> Work to complete: Return verbatim all lines from the first one in the records to the line with "283, 315, 348];", both ends kept.

> Given data:
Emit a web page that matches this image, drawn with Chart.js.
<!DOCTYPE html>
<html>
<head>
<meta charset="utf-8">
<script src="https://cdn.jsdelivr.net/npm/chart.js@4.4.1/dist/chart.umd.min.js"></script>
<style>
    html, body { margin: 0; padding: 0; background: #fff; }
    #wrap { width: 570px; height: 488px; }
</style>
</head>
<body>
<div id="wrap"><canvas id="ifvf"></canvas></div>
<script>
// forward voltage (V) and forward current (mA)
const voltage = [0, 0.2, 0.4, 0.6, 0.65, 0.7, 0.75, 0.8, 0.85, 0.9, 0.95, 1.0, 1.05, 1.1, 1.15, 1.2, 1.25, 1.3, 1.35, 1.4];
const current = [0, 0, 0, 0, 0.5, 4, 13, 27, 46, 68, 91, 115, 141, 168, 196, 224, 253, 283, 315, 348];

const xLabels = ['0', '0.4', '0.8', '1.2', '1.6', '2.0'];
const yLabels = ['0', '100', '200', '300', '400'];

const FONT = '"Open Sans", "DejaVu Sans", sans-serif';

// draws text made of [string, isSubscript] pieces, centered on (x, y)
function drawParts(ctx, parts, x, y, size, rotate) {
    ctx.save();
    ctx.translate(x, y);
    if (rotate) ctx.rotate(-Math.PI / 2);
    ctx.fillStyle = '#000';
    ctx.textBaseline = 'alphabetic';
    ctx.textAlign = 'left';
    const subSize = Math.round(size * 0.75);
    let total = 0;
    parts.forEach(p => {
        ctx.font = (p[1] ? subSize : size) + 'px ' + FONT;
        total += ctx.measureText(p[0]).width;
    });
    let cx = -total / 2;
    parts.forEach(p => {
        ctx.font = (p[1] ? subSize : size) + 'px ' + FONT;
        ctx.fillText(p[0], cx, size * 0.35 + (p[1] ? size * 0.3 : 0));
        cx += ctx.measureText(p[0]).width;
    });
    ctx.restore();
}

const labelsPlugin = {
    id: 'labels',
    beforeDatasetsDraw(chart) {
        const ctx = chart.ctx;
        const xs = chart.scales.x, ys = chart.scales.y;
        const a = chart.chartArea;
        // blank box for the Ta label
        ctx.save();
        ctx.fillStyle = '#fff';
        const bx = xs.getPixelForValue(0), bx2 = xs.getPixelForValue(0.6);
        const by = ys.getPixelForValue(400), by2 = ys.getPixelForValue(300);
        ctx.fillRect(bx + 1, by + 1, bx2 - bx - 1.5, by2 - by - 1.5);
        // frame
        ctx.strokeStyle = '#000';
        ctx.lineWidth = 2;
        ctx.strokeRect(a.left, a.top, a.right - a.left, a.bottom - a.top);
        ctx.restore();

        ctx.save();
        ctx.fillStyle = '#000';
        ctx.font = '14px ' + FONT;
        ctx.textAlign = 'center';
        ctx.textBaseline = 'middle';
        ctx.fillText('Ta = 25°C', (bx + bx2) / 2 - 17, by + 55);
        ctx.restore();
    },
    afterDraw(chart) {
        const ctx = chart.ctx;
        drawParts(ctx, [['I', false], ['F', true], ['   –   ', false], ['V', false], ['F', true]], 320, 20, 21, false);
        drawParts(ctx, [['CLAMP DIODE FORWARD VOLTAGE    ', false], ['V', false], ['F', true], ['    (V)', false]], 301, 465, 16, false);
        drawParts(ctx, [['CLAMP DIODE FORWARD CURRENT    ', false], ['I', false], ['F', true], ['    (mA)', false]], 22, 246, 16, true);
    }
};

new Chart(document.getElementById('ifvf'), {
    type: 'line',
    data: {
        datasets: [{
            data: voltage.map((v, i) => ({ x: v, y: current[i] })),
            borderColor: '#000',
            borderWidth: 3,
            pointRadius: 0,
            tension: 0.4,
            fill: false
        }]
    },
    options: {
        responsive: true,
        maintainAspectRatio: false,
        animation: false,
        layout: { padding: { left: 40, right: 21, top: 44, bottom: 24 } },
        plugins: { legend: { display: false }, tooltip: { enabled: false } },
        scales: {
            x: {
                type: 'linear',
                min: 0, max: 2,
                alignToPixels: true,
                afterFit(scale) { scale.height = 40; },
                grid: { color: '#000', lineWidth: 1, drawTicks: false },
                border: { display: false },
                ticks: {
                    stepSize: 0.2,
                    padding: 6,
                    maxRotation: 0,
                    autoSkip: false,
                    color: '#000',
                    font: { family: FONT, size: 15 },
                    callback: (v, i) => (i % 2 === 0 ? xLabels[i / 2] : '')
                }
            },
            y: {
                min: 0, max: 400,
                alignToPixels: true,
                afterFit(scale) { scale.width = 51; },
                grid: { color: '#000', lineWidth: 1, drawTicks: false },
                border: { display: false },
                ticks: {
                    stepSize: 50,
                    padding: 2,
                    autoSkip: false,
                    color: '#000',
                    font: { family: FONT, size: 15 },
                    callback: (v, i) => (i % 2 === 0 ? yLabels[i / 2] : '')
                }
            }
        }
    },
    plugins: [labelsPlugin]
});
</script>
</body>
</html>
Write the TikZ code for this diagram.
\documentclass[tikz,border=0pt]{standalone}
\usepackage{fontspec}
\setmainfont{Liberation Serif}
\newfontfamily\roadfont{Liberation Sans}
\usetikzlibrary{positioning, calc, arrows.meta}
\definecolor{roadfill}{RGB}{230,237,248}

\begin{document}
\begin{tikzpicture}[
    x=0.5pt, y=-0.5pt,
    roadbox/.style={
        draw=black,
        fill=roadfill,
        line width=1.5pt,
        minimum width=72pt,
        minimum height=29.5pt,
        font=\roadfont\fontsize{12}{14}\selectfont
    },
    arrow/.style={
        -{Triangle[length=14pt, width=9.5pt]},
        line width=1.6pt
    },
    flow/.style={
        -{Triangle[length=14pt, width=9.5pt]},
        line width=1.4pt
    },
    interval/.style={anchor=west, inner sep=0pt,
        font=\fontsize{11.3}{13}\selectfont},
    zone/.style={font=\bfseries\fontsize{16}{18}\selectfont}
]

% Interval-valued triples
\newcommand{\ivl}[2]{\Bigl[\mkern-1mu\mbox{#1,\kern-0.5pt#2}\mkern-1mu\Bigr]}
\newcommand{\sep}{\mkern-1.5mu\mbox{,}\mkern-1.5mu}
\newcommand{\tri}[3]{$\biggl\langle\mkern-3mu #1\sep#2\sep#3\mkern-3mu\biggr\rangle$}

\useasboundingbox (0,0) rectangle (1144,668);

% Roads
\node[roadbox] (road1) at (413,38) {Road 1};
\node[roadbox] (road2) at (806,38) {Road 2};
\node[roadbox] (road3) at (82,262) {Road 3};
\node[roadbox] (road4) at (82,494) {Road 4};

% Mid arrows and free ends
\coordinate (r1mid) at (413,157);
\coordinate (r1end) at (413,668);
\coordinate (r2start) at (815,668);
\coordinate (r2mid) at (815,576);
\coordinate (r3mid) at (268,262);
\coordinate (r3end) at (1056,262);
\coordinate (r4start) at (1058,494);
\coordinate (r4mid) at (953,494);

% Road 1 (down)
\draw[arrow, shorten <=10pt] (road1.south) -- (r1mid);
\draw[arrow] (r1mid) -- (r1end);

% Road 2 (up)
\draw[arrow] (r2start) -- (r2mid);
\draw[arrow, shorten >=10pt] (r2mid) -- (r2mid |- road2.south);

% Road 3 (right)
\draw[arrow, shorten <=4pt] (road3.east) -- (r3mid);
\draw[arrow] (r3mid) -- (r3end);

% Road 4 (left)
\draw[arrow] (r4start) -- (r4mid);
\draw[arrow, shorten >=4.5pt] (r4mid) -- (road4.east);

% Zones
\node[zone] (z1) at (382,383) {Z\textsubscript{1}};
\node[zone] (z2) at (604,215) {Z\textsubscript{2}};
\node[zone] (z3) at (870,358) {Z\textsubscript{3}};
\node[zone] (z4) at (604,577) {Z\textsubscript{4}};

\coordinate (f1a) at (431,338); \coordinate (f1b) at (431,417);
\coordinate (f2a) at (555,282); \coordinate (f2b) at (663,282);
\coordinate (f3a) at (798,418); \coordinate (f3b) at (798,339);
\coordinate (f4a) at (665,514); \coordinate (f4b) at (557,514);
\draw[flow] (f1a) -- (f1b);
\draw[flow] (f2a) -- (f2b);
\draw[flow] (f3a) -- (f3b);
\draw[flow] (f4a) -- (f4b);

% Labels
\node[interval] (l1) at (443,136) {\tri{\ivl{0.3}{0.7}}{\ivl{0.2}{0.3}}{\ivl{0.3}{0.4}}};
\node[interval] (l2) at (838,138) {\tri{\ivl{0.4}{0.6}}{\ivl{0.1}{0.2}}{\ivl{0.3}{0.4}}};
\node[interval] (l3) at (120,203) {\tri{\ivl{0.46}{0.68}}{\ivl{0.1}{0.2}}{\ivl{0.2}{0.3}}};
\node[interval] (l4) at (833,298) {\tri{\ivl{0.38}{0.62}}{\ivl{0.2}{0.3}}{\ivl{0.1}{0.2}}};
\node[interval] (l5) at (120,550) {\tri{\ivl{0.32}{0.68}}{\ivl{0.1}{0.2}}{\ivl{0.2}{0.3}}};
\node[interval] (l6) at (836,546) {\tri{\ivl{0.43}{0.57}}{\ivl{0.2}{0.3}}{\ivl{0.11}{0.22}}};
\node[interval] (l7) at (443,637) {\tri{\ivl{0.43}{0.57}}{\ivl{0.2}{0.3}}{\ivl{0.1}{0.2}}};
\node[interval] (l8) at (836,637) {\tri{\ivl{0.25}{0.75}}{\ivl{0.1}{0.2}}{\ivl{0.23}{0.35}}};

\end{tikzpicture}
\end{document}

> Exercise output:
Emit a web page that matches this image, drawn with Chart.js.
<!DOCTYPE html>
<html>
<head>
<meta charset="utf-8">
<script src="https://cdn.jsdelivr.net/npm/chart.js@4.4.1/dist/chart.umd.min.js"></script>
<style>
    html, body { margin: 0; padding: 0; background: #fff; }
    #wrap { width: 570px; height: 488px; }
</style>
</head>
<body>
<div id="wrap"><canvas id="ifvf"></canvas></div>
<script>
// forward voltage (V) and forward current (mA)
const voltage = [0, 0.2, 0.4, 0.6, 0.65, 0.7, 0.75, 0.8, 0.85, 0.9, 0.95, 1.0, 1.05, 1.1, 1.15, 1.2, 1.25, 1.3, 1.35, 1.4];
const current = [0, 0, 0, 0, 0.5, 4, 13, 27, 46, 68, 91, 115, 141, 168, 196, 224, 253, 283, 315, 348];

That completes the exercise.